** start DATASET ROWS **
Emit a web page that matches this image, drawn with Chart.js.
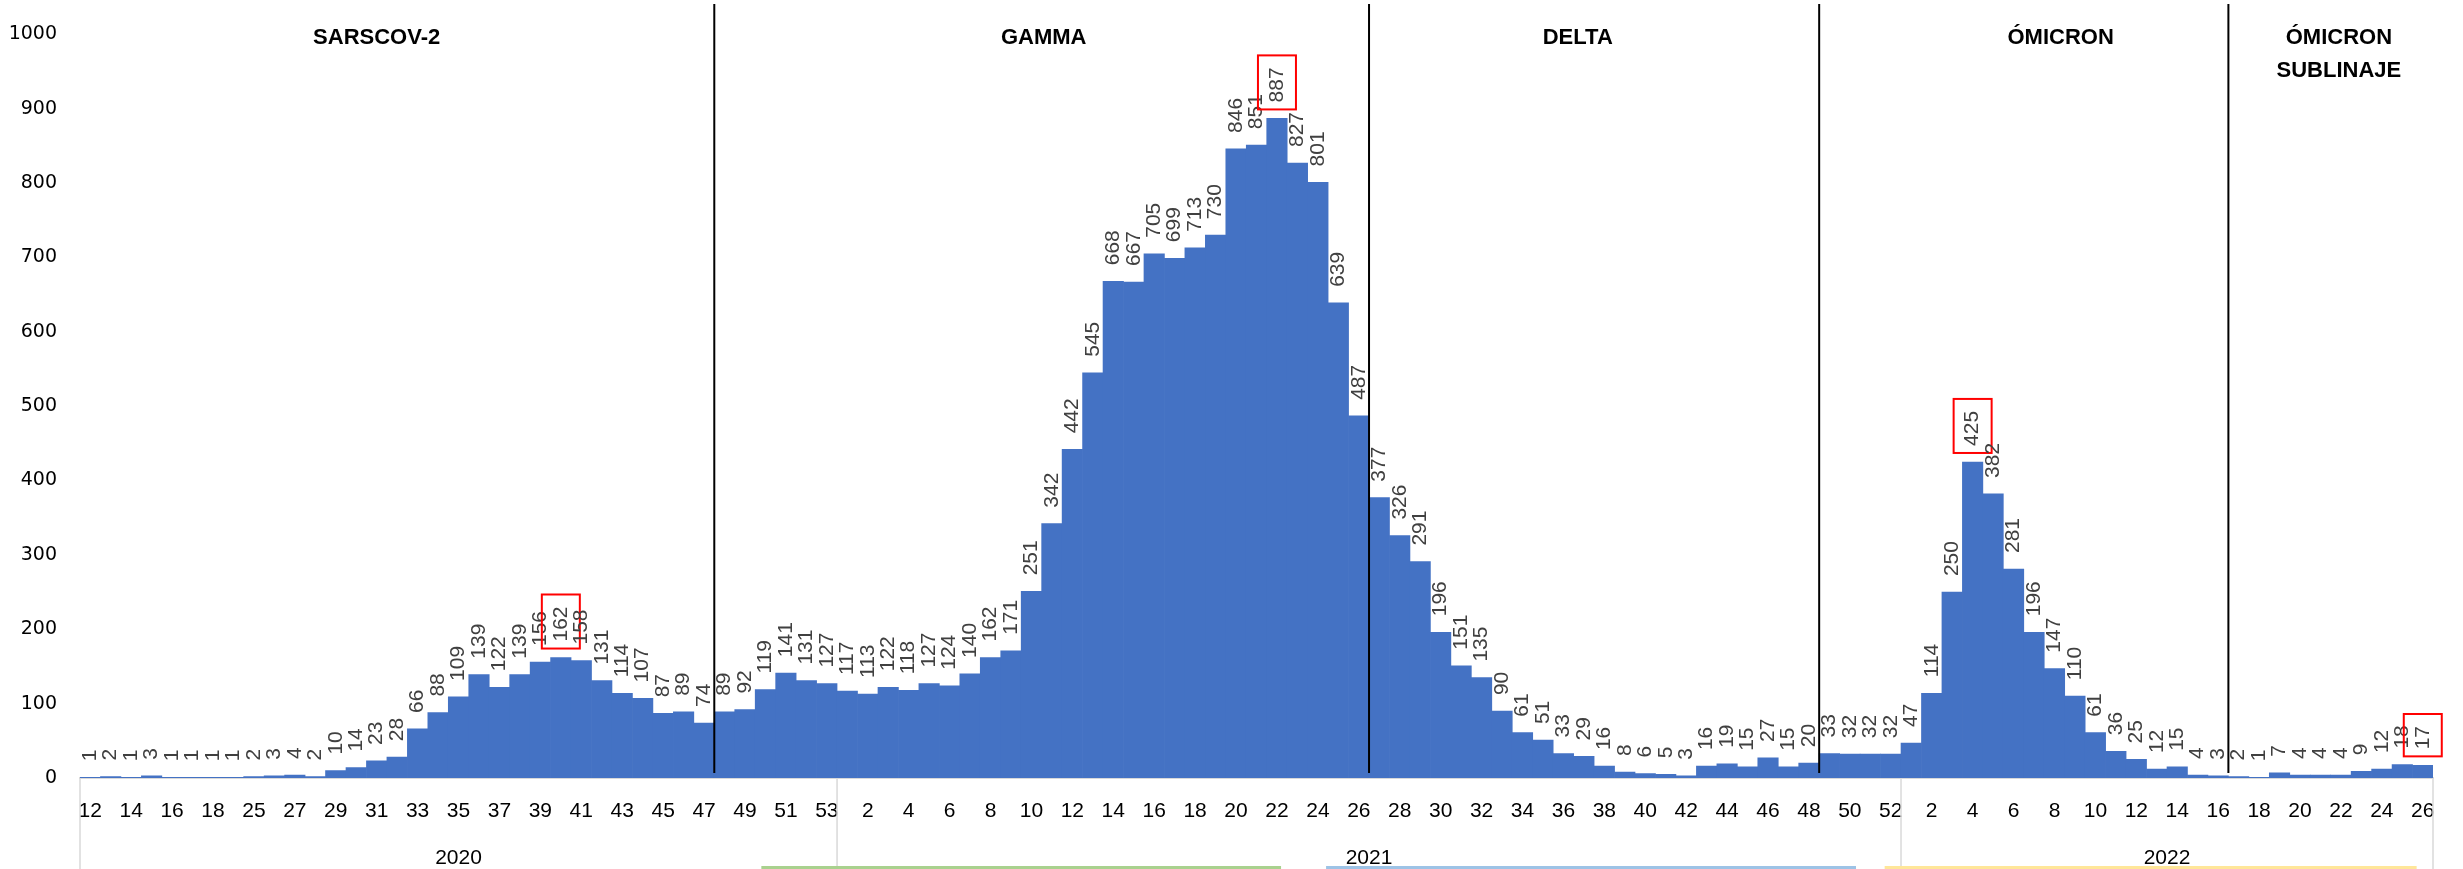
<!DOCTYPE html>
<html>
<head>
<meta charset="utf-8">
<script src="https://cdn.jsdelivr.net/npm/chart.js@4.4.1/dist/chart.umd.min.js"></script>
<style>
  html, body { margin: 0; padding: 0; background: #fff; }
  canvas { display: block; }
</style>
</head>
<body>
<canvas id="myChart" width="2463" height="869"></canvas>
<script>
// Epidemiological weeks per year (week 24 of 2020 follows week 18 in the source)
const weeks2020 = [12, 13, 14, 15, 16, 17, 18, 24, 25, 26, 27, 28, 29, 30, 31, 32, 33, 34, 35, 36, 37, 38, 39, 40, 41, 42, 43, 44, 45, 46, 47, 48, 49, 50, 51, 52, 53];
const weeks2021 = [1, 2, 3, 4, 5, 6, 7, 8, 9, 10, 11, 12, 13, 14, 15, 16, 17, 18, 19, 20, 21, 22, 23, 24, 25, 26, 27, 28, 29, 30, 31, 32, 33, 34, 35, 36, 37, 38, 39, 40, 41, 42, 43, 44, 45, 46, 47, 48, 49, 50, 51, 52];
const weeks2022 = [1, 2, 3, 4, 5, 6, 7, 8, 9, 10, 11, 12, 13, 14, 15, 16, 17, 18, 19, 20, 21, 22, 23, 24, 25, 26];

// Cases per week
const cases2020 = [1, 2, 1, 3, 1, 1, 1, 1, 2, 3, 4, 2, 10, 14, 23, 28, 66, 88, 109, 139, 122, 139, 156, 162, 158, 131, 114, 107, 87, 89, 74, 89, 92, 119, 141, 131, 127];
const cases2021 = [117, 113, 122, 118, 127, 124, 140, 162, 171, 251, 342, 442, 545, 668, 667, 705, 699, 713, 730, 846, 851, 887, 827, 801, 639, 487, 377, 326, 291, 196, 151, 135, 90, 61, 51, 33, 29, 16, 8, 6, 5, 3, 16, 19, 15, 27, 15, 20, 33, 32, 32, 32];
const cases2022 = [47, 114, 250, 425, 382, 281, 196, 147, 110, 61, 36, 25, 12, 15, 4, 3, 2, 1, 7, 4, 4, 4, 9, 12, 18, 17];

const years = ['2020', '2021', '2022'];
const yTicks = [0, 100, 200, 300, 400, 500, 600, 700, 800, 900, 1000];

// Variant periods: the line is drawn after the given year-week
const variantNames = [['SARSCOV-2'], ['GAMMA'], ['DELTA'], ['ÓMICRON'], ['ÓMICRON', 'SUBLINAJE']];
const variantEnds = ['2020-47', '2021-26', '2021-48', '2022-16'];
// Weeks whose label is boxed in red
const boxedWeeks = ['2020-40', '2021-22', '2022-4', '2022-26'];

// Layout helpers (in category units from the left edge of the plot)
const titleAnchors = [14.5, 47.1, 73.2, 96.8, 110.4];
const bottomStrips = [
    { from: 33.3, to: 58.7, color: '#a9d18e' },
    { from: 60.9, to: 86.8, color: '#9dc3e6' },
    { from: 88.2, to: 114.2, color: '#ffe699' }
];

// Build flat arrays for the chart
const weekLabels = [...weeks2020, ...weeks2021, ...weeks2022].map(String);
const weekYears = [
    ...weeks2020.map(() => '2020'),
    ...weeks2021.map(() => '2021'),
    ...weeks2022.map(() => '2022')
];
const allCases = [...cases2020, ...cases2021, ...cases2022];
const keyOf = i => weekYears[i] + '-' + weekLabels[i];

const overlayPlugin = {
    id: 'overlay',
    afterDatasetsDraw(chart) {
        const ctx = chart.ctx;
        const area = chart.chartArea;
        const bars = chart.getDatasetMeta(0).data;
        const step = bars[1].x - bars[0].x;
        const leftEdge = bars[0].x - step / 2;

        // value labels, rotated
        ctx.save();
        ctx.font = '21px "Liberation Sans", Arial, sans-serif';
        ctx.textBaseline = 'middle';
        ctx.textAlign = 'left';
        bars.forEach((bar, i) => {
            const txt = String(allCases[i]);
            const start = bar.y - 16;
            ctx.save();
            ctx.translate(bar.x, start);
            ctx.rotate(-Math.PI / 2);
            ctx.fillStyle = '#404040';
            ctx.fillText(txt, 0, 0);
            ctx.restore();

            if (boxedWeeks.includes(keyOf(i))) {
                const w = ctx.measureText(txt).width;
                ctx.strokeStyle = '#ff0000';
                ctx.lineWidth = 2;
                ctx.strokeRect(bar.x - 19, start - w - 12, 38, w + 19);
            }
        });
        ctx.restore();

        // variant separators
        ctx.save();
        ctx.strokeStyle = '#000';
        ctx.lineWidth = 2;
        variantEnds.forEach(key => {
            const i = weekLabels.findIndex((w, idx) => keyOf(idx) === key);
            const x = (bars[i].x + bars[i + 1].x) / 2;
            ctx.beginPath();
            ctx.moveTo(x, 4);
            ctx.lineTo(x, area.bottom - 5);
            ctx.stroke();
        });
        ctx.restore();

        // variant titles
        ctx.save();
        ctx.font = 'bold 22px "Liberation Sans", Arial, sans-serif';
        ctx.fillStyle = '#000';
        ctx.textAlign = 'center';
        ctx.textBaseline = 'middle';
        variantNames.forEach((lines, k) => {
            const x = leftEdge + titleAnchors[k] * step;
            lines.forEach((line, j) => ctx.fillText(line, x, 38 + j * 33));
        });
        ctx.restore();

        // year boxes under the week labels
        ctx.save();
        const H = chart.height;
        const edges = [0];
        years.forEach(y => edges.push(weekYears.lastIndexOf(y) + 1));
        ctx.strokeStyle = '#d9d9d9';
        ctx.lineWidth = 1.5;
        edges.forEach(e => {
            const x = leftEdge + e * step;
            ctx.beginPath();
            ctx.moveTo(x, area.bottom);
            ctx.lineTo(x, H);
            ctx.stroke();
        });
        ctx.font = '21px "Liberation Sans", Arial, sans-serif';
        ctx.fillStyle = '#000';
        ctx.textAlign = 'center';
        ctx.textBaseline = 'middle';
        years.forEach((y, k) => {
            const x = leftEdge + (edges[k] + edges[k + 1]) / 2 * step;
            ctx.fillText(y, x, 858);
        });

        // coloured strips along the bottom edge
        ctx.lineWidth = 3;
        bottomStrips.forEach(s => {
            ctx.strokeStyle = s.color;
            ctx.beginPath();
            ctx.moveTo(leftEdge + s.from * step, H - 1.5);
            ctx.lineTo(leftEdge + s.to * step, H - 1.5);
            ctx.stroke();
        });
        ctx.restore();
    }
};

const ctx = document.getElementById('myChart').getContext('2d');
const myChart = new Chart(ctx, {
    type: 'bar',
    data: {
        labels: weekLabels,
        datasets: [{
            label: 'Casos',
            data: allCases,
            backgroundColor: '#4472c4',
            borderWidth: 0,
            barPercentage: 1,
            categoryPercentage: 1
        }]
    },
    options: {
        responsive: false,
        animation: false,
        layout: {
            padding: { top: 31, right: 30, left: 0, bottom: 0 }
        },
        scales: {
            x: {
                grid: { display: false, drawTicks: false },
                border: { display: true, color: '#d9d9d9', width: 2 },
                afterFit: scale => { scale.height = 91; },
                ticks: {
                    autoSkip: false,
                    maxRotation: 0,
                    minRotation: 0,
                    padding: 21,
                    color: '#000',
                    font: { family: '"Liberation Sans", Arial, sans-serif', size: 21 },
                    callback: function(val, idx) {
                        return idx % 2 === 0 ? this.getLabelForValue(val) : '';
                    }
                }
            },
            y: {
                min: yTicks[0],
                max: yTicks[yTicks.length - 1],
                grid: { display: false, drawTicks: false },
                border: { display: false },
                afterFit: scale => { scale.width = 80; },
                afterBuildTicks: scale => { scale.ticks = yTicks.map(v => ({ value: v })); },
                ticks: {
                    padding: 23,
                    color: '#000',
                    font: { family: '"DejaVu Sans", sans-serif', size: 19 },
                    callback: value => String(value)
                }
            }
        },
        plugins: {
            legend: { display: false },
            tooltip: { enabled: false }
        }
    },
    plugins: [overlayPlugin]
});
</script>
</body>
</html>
** end DATASET ROWS **
** start DATASET ROWS **
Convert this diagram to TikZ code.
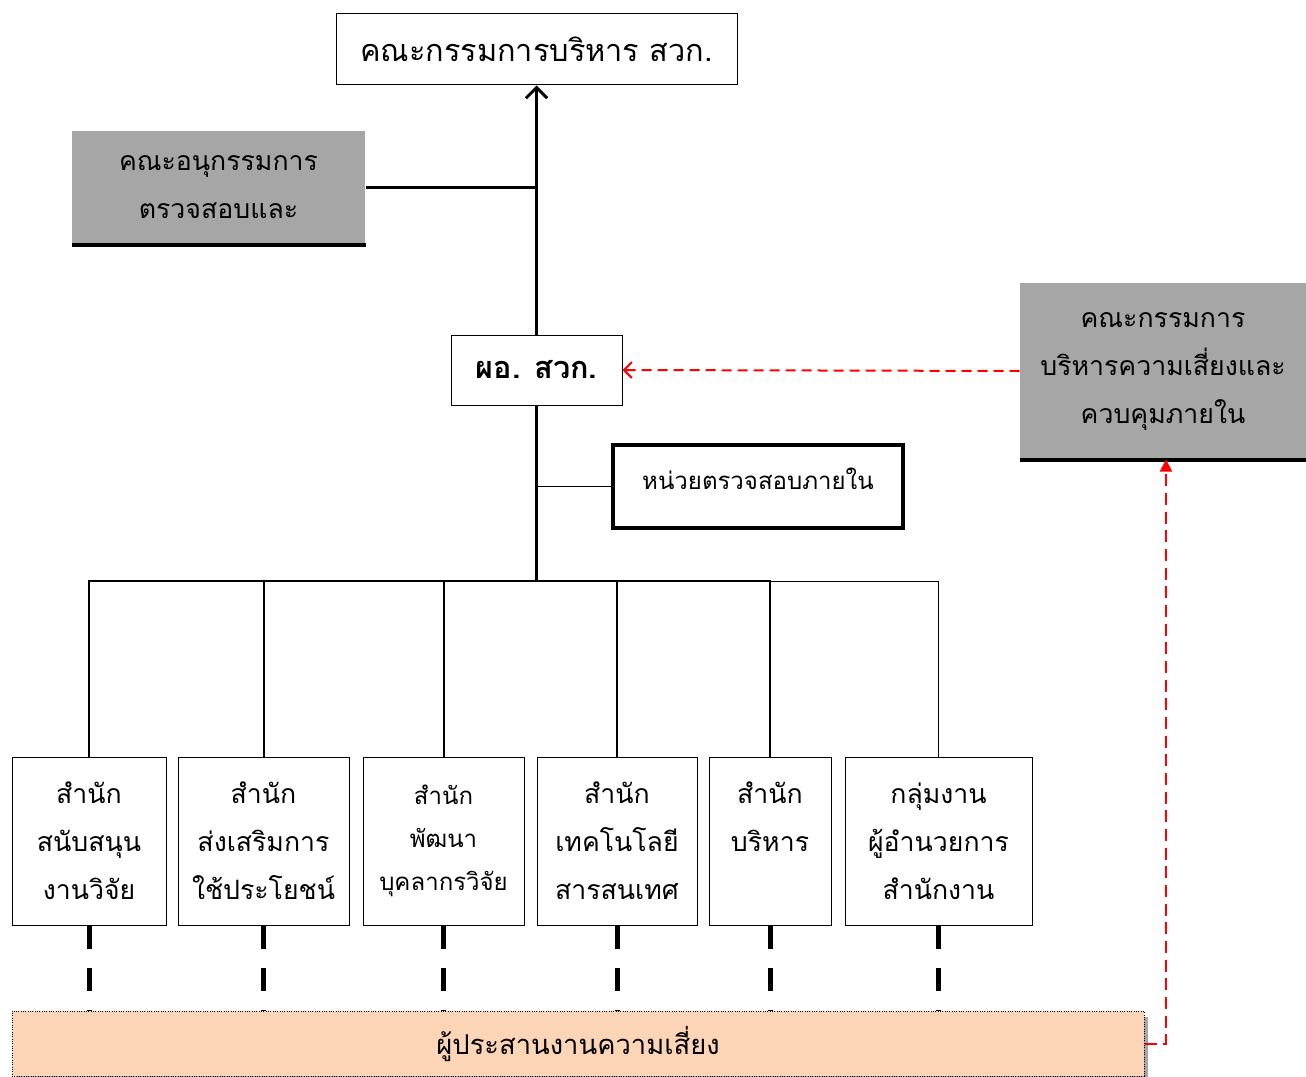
** end DATASET ROWS **
** start DATASET ROWS **
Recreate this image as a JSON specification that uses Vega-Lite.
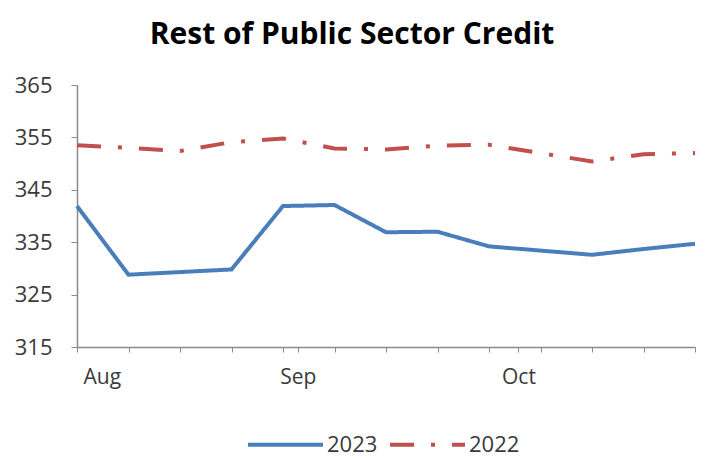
** end DATASET ROWS **
» **WHAT TO PRODUCE**
Make an exact copy of the lines from the one containing "Emit a web page" to the one containing "const boxedWeeks = ['2020-40', '2021-22', '2022-4', '2022-26'];", keeping both and leaving out every picture.

» **TASK OUTPUT**
Emit a web page that matches this image, drawn with Chart.js.
<!DOCTYPE html>
<html>
<head>
<meta charset="utf-8">
<script src="https://cdn.jsdelivr.net/npm/chart.js@4.4.1/dist/chart.umd.min.js"></script>
<style>
  html, body { margin: 0; padding: 0; background: #fff; }
  canvas { display: block; }
</style>
</head>
<body>
<canvas id="myChart" width="2463" height="869"></canvas>
<script>
// Epidemiological weeks per year (week 24 of 2020 follows week 18 in the source)
const weeks2020 = [12, 13, 14, 15, 16, 17, 18, 24, 25, 26, 27, 28, 29, 30, 31, 32, 33, 34, 35, 36, 37, 38, 39, 40, 41, 42, 43, 44, 45, 46, 47, 48, 49, 50, 51, 52, 53];
const weeks2021 = [1, 2, 3, 4, 5, 6, 7, 8, 9, 10, 11, 12, 13, 14, 15, 16, 17, 18, 19, 20, 21, 22, 23, 24, 25, 26, 27, 28, 29, 30, 31, 32, 33, 34, 35, 36, 37, 38, 39, 40, 41, 42, 43, 44, 45, 46, 47, 48, 49, 50, 51, 52];
const weeks2022 = [1, 2, 3, 4, 5, 6, 7, 8, 9, 10, 11, 12, 13, 14, 15, 16, 17, 18, 19, 20, 21, 22, 23, 24, 25, 26];

// Cases per week
const cases2020 = [1, 2, 1, 3, 1, 1, 1, 1, 2, 3, 4, 2, 10, 14, 23, 28, 66, 88, 109, 139, 122, 139, 156, 162, 158, 131, 114, 107, 87, 89, 74, 89, 92, 119, 141, 131, 127];
const cases2021 = [117, 113, 122, 118, 127, 124, 140, 162, 171, 251, 342, 442, 545, 668, 667, 705, 699, 713, 730, 846, 851, 887, 827, 801, 639, 487, 377, 326, 291, 196, 151, 135, 90, 61, 51, 33, 29, 16, 8, 6, 5, 3, 16, 19, 15, 27, 15, 20, 33, 32, 32, 32];
const cases2022 = [47, 114, 250, 425, 382, 281, 196, 147, 110, 61, 36, 25, 12, 15, 4, 3, 2, 1, 7, 4, 4, 4, 9, 12, 18, 17];

const years = ['2020', '2021', '2022'];
const yTicks = [0, 100, 200, 300, 400, 500, 600, 700, 800, 900, 1000];

// Variant periods: the line is drawn after the given year-week
const variantNames = [['SARSCOV-2'], ['GAMMA'], ['DELTA'], ['ÓMICRON'], ['ÓMICRON', 'SUBLINAJE']];
const variantEnds = ['2020-47', '2021-26', '2021-48', '2022-16'];
// Weeks whose label is boxed in red
const boxedWeeks = ['2020-40', '2021-22', '2022-4', '2022-26'];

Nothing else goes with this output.